Inspect AI builds in support for common metrics inluding accuracy and stderr. Learn more about built-in metrics.
Reference InspectAI: Metric

6. Model Solver Logic (solvers/)

Solvers define how the evaluated model processes questions. openbench supports custom solver logic, though InspectAI provides a number of robust built-in solvers.
Task(
    dataset=dataset,
    solver=generate(),  # Most commonly used solver
    scorer=scorer,
)
# Chain together built-in solver components
solver = [
    system_message("You are a helpful assistant"),
    prompt_template("{question}"),
    generate(),           # Get model response
    extract_answer(),     # Parse response
    validate_format()     # Ensure correct format
]
Reference InspectAI: Solvers

File Structure

openbench/
├── src/openbench/
│   ├── _cli/           # CLI commands
│   │   ├── list.py
│   │   ├── describe.py
│   │   ├── eval.py
│   │   └── view.py
│   ├── datasets/       # Data loaders
│   │   ├── mmlu.py
│   │   ├── humaneval.py
│   │   └── ...
│   ├── evals/          # Benchmark tasks
│   │   ├── mmlu.py
│   │   ├── humaneval.py
│   │   └── ...
│   ├── metrics/        # Custom metrics
│   │   ├── mmlu.py
│   │   ├── humaneval.py
│   │   └── ...
│   ├── scorers/        # Scoring functions
│   │   ├── choice.py
│   │   ├── pattern.py
│   │   └── ...
│   ├── solvers/        # Solver functions
│   │   ├── mmlu.py
│   │   ├── humaneval.py
│   │   └── ...
│   ├── utils/          # Utilities
│   ├── _registry.py    # Task registry
│   └── config.py       # Configuration
├── tests/             # Test suite
├── pyproject.toml     # Package config
└── README.md

Extension Points - Adding New Benchmarks

Built-in Benchmarks (Contribution)

To add a benchmark to openbench core:
  1. Eval task in evals/
  2. Dataset loader in datasets/
  3. Scoring logic in scorers/
  4. Custom solver in solvers/ (if needed)
  5. Custom metric in metrics/ (if needed)
  6. Benchmark metadata in config.py
  7. Import eval task into _registry.py
openbench provides infrastructure for multiple-choice question (MCQ) evals. See more.

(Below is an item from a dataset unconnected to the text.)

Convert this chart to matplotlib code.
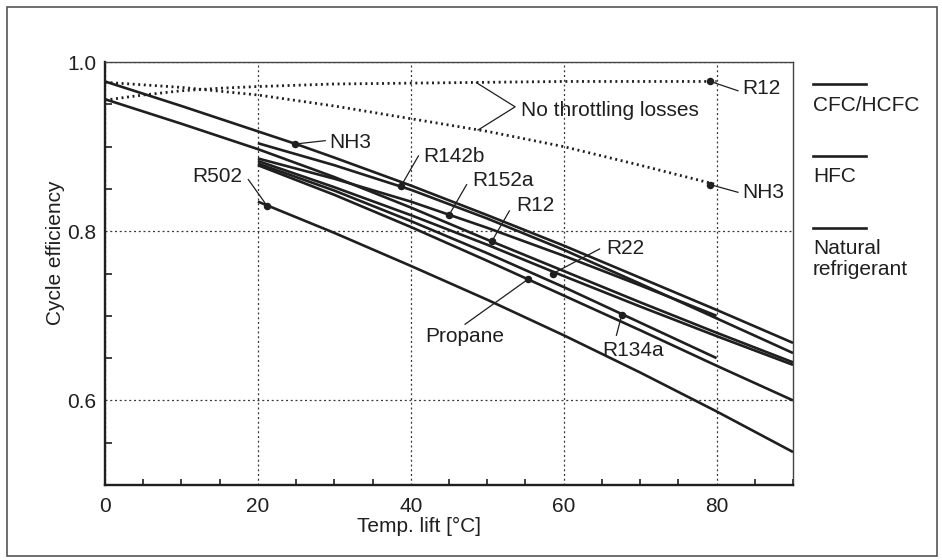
import numpy as np
import matplotlib
matplotlib.use("Agg")
import matplotlib.pyplot as plt
from matplotlib.lines import Line2D
from matplotlib.patches import Rectangle
from matplotlib.ticker import MultipleLocator, FixedLocator

plt.rcParams['font.family'] = ['Liberation Sans', 'DejaVu Sans']

# ---------------- data ----------------
groups = ["CFC/HCFC", "HFC", "Natural\nrefrigerant"]
group_colors = {"CFC/HCFC": "#1f1f1f", "HFC": "#1f1f1f", "Natural\nrefrigerant": "#1f1f1f"}

x_ticks = [0, 20, 40, 60, 80]
y_ticks = [0.6, 0.8, 1.0]
y_tick_labels = ["0.6", "0.8", "1.0"]

nh3_x = [0, 10, 20, 25, 30, 40, 50, 60, 70, 80, 90]
nh3_y = [0.977, 0.948, 0.918, 0.903, 0.887, 0.854, 0.819, 0.783, 0.745, 0.707, 0.668]

r12_x = [0, 10, 20, 30, 40, 50, 60, 70, 80, 90]
r12_y = [0.956, 0.927, 0.897, 0.864, 0.828, 0.790, 0.753, 0.716, 0.680, 0.645]

r142b_x = [20, 30, 40, 50, 60, 70, 80, 90]
r142b_y = [0.904, 0.878, 0.849, 0.815, 0.778, 0.738, 0.697, 0.656]

r152a_x = [20, 30, 40, 50, 60, 70, 80]
r152a_y = [0.886, 0.862, 0.835, 0.804, 0.771, 0.736, 0.700]

r22_x = [20, 30, 40, 50, 60, 70, 80, 90]
r22_y = [0.883, 0.852, 0.819, 0.784, 0.747, 0.711, 0.676, 0.642]

r134a_x = [20, 30, 40, 50, 60, 70, 80]
r134a_y = [0.880, 0.848, 0.812, 0.774, 0.734, 0.692, 0.650]

propane_x = [20, 30, 40, 50, 60, 70, 80, 90]
propane_y = [0.878, 0.843, 0.805, 0.765, 0.724, 0.683, 0.641, 0.600]

r502_x = [20, 30, 40, 50, 60, 70, 80, 90]
r502_y = [0.835, 0.798, 0.759, 0.719, 0.677, 0.633, 0.587, 0.539]

# ideal cycle (no throttling losses)
nh3_ideal_x = [0, 10, 20, 30, 40, 50, 60, 70, 80]
nh3_ideal_y = [0.976, 0.970, 0.961, 0.948, 0.933, 0.918, 0.900, 0.878, 0.855]
r12_ideal_x = [0, 5, 10, 15, 20, 30, 40, 60, 80]
r12_ideal_y = [0.955, 0.961, 0.966, 0.969, 0.971, 0.974, 0.975, 0.977, 0.977]

series_names = ["NH3", "R12", "R142b", "R152a", "R22", "R134a", "Propane", "R502"]
series_groups = ["Natural\nrefrigerant", "CFC/HCFC", "CFC/HCFC", "HFC",
                 "CFC/HCFC", "HFC", "Natural\nrefrigerant", "CFC/HCFC"]
series_x = [nh3_x, r12_x, r142b_x, r152a_x, r22_x, r134a_x, propane_x, r502_x]
series_y = [nh3_y, r12_y, r142b_y, r152a_y, r22_y, r134a_y, propane_y, r502_y]

# labelled points on curves
dot_labels = ["R12", "NH3", "NH3", "R142b", "R152a", "R12", "R22", "Propane", "R134a", "R502"]
dot_x = [79.2, 79.2, 24.8, 38.7, 45.0, 50.6, 58.6, 55.3, 67.6, 21.2]
dot_y = [0.977, 0.855, 0.903, 0.853, 0.819, 0.788, 0.750, 0.743, 0.701, 0.830]

# ---------------- layout ----------------
# (text x, text y, ha, va, leader end x, leader end y)
label_layout = [
    (83.4, 0.969, 'left', 'center', 82.8, 0.966),
    (83.3, 0.846, 'left', 'center', 82.8, 0.846),
    (29.3, 0.905, 'left', 'center', 28.8, 0.907),
    (41.6, 0.888, 'left', 'center', 41.0, 0.889),
    (48.0, 0.860, 'left', 'center', 47.3, 0.855),
    (53.8, 0.830, 'left', 'center', 52.9, 0.824),
    (65.6, 0.780, 'left', 'center', 64.7, 0.779),
    (47.0, 0.676, 'center', 'center', 47.1, 0.690),
    (65.0, 0.659, 'left', 'center', 66.9, 0.677),
    (18.0, 0.865, 'right', 'center', 18.75, 0.861),
]

INK = "#1f1f1f"
FS = 15

fig = plt.figure(figsize=(9.42, 5.6), dpi=100)
fig.patch.set_facecolor("white")
ax = fig.add_axes([105 / 942, 75 / 560, 688 / 942, 423 / 560])

# grid
ax.set_axisbelow(True)
ax.grid(True, which='major', color="#3a3a3a", linestyle=(0, (1.6, 2.2)), linewidth=0.9)

# curves
for xs, ys, g in zip(series_x, series_y, series_groups):
    ax.plot(xs, ys, color=group_colors[g], linewidth=1.9, solid_capstyle='butt',
            solid_joinstyle='round', zorder=3)

ax.plot(nh3_ideal_x, nh3_ideal_y, color=INK, linewidth=2.0, linestyle=(0, (0.7, 1.3)), zorder=3)
ax.plot(r12_ideal_x, r12_ideal_y, color=INK, linewidth=2.0, linestyle=(0, (0.7, 1.3)), zorder=3)

# dots, leaders and labels
ax.plot(dot_x, dot_y, 'o', color=INK, markersize=4.4, zorder=4)
for lab, dx, dy, lay in zip(dot_labels, dot_x, dot_y, label_layout):
    tx, ty, ha, va, lx, ly = lay
    ax.plot([dx, lx], [dy, ly], color=INK, linewidth=0.9, zorder=4)
    ax.text(tx, ty, lab, ha=ha, va=va, fontsize=FS, color=INK, zorder=5)

# "No throttling losses" bracket
ax.plot([48.6, 53.65, 48.8], [0.9755, 0.947, 0.9196], color=INK, linewidth=0.9, zorder=4)
ax.text(54.4, 0.943, "No throttling losses", ha='left', va='center', fontsize=FS, color=INK)

# axes
ax.set_xlim(0, 90)
ax.set_ylim(0.5, 1.0)
ax.xaxis.set_major_locator(FixedLocator(x_ticks))
ax.set_xticklabels([str(v) for v in x_ticks])
ax.yaxis.set_major_locator(FixedLocator(y_ticks))
ax.set_yticklabels(y_tick_labels)
ax.xaxis.set_minor_locator(MultipleLocator(5))
ax.yaxis.set_minor_locator(MultipleLocator(0.05))
ax.tick_params(which='major', length=0, labelsize=15, colors=INK)
ax.tick_params(axis='x', which='major', pad=9)
ax.tick_params(axis='y', which='major', pad=6)
ax.tick_params(axis='x', which='minor', direction='in', length=4.5, width=1.2, color=INK)
ax.tick_params(axis='y', which='minor', direction='in', length=5, width=1.2, color=INK)

for side in ['left', 'bottom']:
    ax.spines[side].set_linewidth(1.7)
    ax.spines[side].set_color(INK)
for side in ['top', 'right']:
    ax.spines[side].set_linewidth(1.0)
    ax.spines[side].set_color("#444444")

ax.set_xlabel("Temp. lift [°C]", fontsize=15, color=INK)
ax.xaxis.set_label_coords(0.456, -0.076)
ax.set_ylabel("Cycle efficiency", fontsize=15, color=INK)
ax.yaxis.set_label_coords(-0.058, 0.549)

# legend (manual, line above text)
leg_line_y = [1 - 84 / 560, 1 - 156 / 560, 1 - 228 / 560]
leg_text_top = [1 - 96 / 560, 1 - 167 / 560, 1 - 239 / 560]
for g, ly, tt in zip(groups, leg_line_y, leg_text_top):
    fig.add_artist(Line2D([813 / 942, 866 / 942], [ly, ly], transform=fig.transFigure,
                          color=group_colors[g], linewidth=1.9))
    fig.text(813 / 942, tt, g, ha='left', va='top', fontsize=15, color=INK, linespacing=1.15)

# outer frame
fig.add_artist(Rectangle((7 / 942, 4 / 560), 930 / 942, 549 / 560, transform=fig.transFigure,
                         fill=False, edgecolor="#555555", linewidth=1.2))

fig.savefig("out.png", dpi=100)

External Benchmarks (Plugin System)

openbench supports a plugin system via Python entry points, allowing you to distribute custom benchmarks as standalone packages:
pyproject.toml
[project.entry-points."openbench.benchmarks"]
my_benchmark = "my_pkg.metadata:get_benchmark_metadata"
After installing your package, benchmarks appear in bench list and work with all CLI commands. Benefits:
  • No need to modify openbench source code
  • Version and distribute benchmarks independently
  • Share benchmarks across teams/organizations
  • Override built-in benchmarks with custom implementations
See the Extending openbench guide for comprehensive documentation, examples, and best practices.